Diversified investors seek to build a portfolio of different asset types to create a balance of investments. The idea behind diversification is to have assets from different industries to reduce the risk of one particular industry falling and hurting the overall portfolio. There are investment portfolios that have a mixture of all three styles above. Buying into a value asset while taking on positions with a growth and dividend opportunity allows for steady value, plus consistent dividends to soften the tough times. Cyclical products will experience frequent ups and downs throughout the market, so having other assets that remain steady helps diversified investors stay afloat.
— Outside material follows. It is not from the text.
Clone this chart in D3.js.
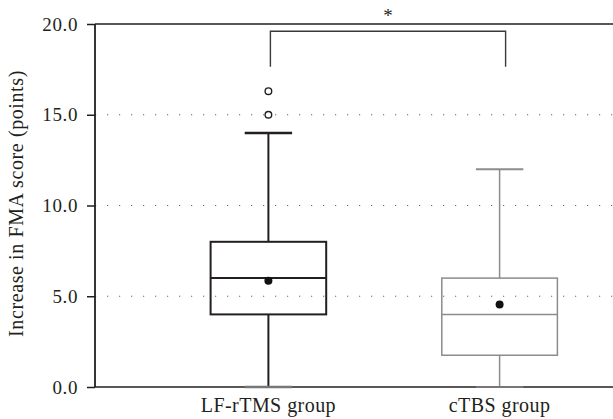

Building a diversified portfolio can be done simply by opening an Individual Retirement Account (IRA), buying into a mutual fund, and having a rental property, or simply acquiring a position in the S&P 500 Index. With a mixture of assets, periodic adjusting is recommended to remain balanced. When it comes down to investing, the single most important result is to increase the asset’s value. Whether this occurs with short-term growth and dividend income or long-term steady capital appreciation, the gains are still realized.
The Risk, Your Tolerance
A style can be adopted and mastered over time, but your risk tolerance is something that has always been within you. Investing comes with a lot of risks, so be aware of your tolerance. For beginners, going for a home run with a $10,000 entry price may not suit your nerves right away. A seasoned investor may feel more comfortable doing that since they have experienced a similar scenario. Who wants to put their money into an investment to stress every day about it? That’s no way to live. Nor is it smart investing.
Yes, it is possible to lose your entire principal amount in an investment. However, the leading contributor to this result is the lack of due diligence put into understanding the asset. If you don’t perform the proper research before acquiring any asset, then it definitely will open the door to potential drastic losses.
Markets move every single day, and periodically have major swings in prices and valuations. Are you able to handle the chaotic surges and blows your portfolio will take over the years? No investment journey is a cake walk. And the majority of investors experience anxiety from the constant movements an asset will endure. If you are alike and cannot control your emotions when numbers dip dramatically, then either you need to invest in steady assets or work on your emotional temperament.
Although risk tolerance is already within your makeup, it can be improved with experience. Mutual funds and exchange traded funds (ETF) are less risky investment options than individual stocks or real estate because they embody a diverse collection of industries. Buying into a mutual fund or ETF will give you a seat in the stock market and help to minimize your anxiety from the risk. Once you feel comfortable with the results you are receiving, then the option to take on more risky investments can be visited.
It’s not about risk versus reward. It’s about choosing the right investment for your emotional tolerance. The only focus should center on increasing the value of the asset. Gaining small amounts of profit is always better than losing money with high risk high reward decisions. Understanding your investment style, then having a grasp of your risk tolerance will steer you towards the best path for you.